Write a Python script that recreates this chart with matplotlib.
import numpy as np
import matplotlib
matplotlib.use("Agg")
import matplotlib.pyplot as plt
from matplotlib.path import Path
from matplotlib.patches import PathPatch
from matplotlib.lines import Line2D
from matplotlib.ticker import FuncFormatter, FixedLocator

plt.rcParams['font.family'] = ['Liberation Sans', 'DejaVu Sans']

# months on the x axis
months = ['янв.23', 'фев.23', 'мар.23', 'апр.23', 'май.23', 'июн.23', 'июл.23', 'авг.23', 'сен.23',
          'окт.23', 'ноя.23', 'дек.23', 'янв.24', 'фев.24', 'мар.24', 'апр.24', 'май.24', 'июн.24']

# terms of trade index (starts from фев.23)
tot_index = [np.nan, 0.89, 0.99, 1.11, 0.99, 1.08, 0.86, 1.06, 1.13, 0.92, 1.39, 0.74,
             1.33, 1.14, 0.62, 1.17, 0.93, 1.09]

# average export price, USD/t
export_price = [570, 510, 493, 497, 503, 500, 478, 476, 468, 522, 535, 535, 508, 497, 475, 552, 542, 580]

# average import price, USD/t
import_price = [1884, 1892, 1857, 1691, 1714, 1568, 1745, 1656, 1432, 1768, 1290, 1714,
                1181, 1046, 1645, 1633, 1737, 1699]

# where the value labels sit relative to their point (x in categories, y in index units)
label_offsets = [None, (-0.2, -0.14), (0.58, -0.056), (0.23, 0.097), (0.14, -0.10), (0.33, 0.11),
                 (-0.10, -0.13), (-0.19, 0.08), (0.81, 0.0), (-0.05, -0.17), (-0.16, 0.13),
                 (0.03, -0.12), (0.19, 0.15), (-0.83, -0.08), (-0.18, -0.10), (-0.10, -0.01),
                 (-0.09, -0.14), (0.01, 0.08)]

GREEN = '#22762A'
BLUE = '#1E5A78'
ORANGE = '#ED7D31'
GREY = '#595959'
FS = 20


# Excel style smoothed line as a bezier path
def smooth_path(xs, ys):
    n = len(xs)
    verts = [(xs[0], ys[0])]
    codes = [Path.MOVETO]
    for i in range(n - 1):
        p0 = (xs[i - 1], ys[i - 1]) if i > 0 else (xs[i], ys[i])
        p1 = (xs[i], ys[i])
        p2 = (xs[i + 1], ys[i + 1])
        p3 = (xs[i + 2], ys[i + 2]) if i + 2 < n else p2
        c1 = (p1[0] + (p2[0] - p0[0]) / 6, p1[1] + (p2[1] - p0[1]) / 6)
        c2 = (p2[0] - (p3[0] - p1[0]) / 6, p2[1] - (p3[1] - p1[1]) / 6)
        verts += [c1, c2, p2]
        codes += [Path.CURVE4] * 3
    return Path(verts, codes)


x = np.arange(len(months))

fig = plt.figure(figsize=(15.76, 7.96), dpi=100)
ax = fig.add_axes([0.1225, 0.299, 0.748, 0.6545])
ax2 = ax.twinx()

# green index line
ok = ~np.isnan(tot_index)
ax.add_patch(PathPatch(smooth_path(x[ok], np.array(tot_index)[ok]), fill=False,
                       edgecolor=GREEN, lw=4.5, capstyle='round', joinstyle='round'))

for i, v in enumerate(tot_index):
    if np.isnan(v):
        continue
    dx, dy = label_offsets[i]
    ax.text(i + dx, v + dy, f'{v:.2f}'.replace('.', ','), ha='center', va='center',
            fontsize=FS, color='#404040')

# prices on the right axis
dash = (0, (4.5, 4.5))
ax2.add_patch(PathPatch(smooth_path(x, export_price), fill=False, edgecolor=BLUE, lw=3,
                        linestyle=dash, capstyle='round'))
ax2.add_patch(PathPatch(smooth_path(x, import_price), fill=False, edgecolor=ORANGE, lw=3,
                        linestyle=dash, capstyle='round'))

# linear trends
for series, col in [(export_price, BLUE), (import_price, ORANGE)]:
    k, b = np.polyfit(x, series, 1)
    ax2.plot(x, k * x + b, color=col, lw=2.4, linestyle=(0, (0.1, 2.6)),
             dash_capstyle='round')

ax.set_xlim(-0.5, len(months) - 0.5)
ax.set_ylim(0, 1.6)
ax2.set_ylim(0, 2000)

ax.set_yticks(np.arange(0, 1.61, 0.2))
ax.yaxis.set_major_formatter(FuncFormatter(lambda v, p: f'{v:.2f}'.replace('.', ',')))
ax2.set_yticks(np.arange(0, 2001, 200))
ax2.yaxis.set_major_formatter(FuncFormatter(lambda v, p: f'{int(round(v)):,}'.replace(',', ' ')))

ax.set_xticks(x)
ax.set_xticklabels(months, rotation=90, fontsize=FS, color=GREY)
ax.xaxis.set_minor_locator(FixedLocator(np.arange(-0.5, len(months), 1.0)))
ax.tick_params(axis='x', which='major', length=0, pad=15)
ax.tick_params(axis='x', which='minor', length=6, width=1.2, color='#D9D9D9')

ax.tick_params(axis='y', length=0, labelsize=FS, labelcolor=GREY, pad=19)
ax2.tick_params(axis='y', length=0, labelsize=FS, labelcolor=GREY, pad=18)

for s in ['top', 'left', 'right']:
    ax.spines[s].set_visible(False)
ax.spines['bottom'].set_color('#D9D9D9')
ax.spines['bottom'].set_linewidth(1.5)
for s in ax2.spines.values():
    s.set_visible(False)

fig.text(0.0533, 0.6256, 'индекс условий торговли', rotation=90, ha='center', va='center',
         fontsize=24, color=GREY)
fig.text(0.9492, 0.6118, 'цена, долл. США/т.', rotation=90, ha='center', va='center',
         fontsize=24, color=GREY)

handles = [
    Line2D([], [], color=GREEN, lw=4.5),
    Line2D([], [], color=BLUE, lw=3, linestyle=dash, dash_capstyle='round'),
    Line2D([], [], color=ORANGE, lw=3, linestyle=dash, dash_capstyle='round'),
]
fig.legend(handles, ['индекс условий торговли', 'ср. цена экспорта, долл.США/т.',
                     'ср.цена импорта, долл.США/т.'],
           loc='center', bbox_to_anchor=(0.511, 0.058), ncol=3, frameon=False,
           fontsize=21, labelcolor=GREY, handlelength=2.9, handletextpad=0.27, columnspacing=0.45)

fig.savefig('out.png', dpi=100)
_ _ _ _ _
Write out the entire listing exactly.

Write a Python script that recreates this chart with matplotlib.
import numpy as np
import matplotlib
matplotlib.use("Agg")
import matplotlib.pyplot as plt
from matplotlib.path import Path
from matplotlib.patches import PathPatch
from matplotlib.lines import Line2D
from matplotlib.ticker import FuncFormatter, FixedLocator

plt.rcParams['font.family'] = ['Liberation Sans', 'DejaVu Sans']

# months on the x axis
months = ['янв.23', 'фев.23', 'мар.23', 'апр.23', 'май.23', 'июн.23', 'июл.23', 'авг.23', 'сен.23',
          'окт.23', 'ноя.23', 'дек.23', 'янв.24', 'фев.24', 'мар.24', 'апр.24', 'май.24', 'июн.24']

# terms of trade index (starts from фев.23)
tot_index = [np.nan, 0.89, 0.99, 1.11, 0.99, 1.08, 0.86, 1.06, 1.13, 0.92, 1.39, 0.74,
             1.33, 1.14, 0.62, 1.17, 0.93, 1.09]

# average export price, USD/t
export_price = [570, 510, 493, 497, 503, 500, 478, 476, 468, 522, 535, 535, 508, 497, 475, 552, 542, 580]

# average import price, USD/t
import_price = [1884, 1892, 1857, 1691, 1714, 1568, 1745, 1656, 1432, 1768, 1290, 1714,
                1181, 1046, 1645, 1633, 1737, 1699]

# where the value labels sit relative to their point (x in categories, y in index units)
label_offsets = [None, (-0.2, -0.14), (0.58, -0.056), (0.23, 0.097), (0.14, -0.10), (0.33, 0.11),
                 (-0.10, -0.13), (-0.19, 0.08), (0.81, 0.0), (-0.05, -0.17), (-0.16, 0.13),
                 (0.03, -0.12), (0.19, 0.15), (-0.83, -0.08), (-0.18, -0.10), (-0.10, -0.01),
                 (-0.09, -0.14), (0.01, 0.08)]

GREEN = '#22762A'
BLUE = '#1E5A78'
ORANGE = '#ED7D31'
GREY = '#595959'
FS = 20


# Excel style smoothed line as a bezier path
def smooth_path(xs, ys):
    n = len(xs)
    verts = [(xs[0], ys[0])]
    codes = [Path.MOVETO]
    for i in range(n - 1):
        p0 = (xs[i - 1], ys[i - 1]) if i > 0 else (xs[i], ys[i])
        p1 = (xs[i], ys[i])
        p2 = (xs[i + 1], ys[i + 1])
        p3 = (xs[i + 2], ys[i + 2]) if i + 2 < n else p2
        c1 = (p1[0] + (p2[0] - p0[0]) / 6, p1[1] + (p2[1] - p0[1]) / 6)
        c2 = (p2[0] - (p3[0] - p1[0]) / 6, p2[1] - (p3[1] - p1[1]) / 6)
        verts += [c1, c2, p2]
        codes += [Path.CURVE4] * 3
    return Path(verts, codes)


x = np.arange(len(months))

fig = plt.figure(figsize=(15.76, 7.96), dpi=100)
ax = fig.add_axes([0.1225, 0.299, 0.748, 0.6545])
ax2 = ax.twinx()

# green index line
ok = ~np.isnan(tot_index)
ax.add_patch(PathPatch(smooth_path(x[ok], np.array(tot_index)[ok]), fill=False,
                       edgecolor=GREEN, lw=4.5, capstyle='round', joinstyle='round'))

for i, v in enumerate(tot_index):
    if np.isnan(v):
        continue
    dx, dy = label_offsets[i]
    ax.text(i + dx, v + dy, f'{v:.2f}'.replace('.', ','), ha='center', va='center',
            fontsize=FS, color='#404040')

# prices on the right axis
dash = (0, (4.5, 4.5))
ax2.add_patch(PathPatch(smooth_path(x, export_price), fill=False, edgecolor=BLUE, lw=3,
                        linestyle=dash, capstyle='round'))
ax2.add_patch(PathPatch(smooth_path(x, import_price), fill=False, edgecolor=ORANGE, lw=3,
                        linestyle=dash, capstyle='round'))

# linear trends
for series, col in [(export_price, BLUE), (import_price, ORANGE)]:
    k, b = np.polyfit(x, series, 1)
    ax2.plot(x, k * x + b, color=col, lw=2.4, linestyle=(0, (0.1, 2.6)),
             dash_capstyle='round')

ax.set_xlim(-0.5, len(months) - 0.5)
ax.set_ylim(0, 1.6)
ax2.set_ylim(0, 2000)

ax.set_yticks(np.arange(0, 1.61, 0.2))
ax.yaxis.set_major_formatter(FuncFormatter(lambda v, p: f'{v:.2f}'.replace('.', ',')))
ax2.set_yticks(np.arange(0, 2001, 200))
ax2.yaxis.set_major_formatter(FuncFormatter(lambda v, p: f'{int(round(v)):,}'.replace(',', ' ')))

ax.set_xticks(x)
ax.set_xticklabels(months, rotation=90, fontsize=FS, color=GREY)
ax.xaxis.set_minor_locator(FixedLocator(np.arange(-0.5, len(months), 1.0)))
ax.tick_params(axis='x', which='major', length=0, pad=15)
ax.tick_params(axis='x', which='minor', length=6, width=1.2, color='#D9D9D9')

ax.tick_params(axis='y', length=0, labelsize=FS, labelcolor=GREY, pad=19)
ax2.tick_params(axis='y', length=0, labelsize=FS, labelcolor=GREY, pad=18)

for s in ['top', 'left', 'right']:
    ax.spines[s].set_visible(False)
ax.spines['bottom'].set_color('#D9D9D9')
ax.spines['bottom'].set_linewidth(1.5)
for s in ax2.spines.values():
    s.set_visible(False)

fig.text(0.0533, 0.6256, 'индекс условий торговли', rotation=90, ha='center', va='center',
         fontsize=24, color=GREY)
fig.text(0.9492, 0.6118, 'цена, долл. США/т.', rotation=90, ha='center', va='center',
         fontsize=24, color=GREY)

handles = [
    Line2D([], [], color=GREEN, lw=4.5),
    Line2D([], [], color=BLUE, lw=3, linestyle=dash, dash_capstyle='round'),
    Line2D([], [], color=ORANGE, lw=3, linestyle=dash, dash_capstyle='round'),
]
fig.legend(handles, ['индекс условий торговли', 'ср. цена экспорта, долл.США/т.',
                     'ср.цена импорта, долл.США/т.'],
           loc='center', bbox_to_anchor=(0.511, 0.058), ncol=3, frameon=False,
           fontsize=21, labelcolor=GREY, handlelength=2.9, handletextpad=0.27, columnspacing=0.45)

fig.savefig('out.png', dpi=100)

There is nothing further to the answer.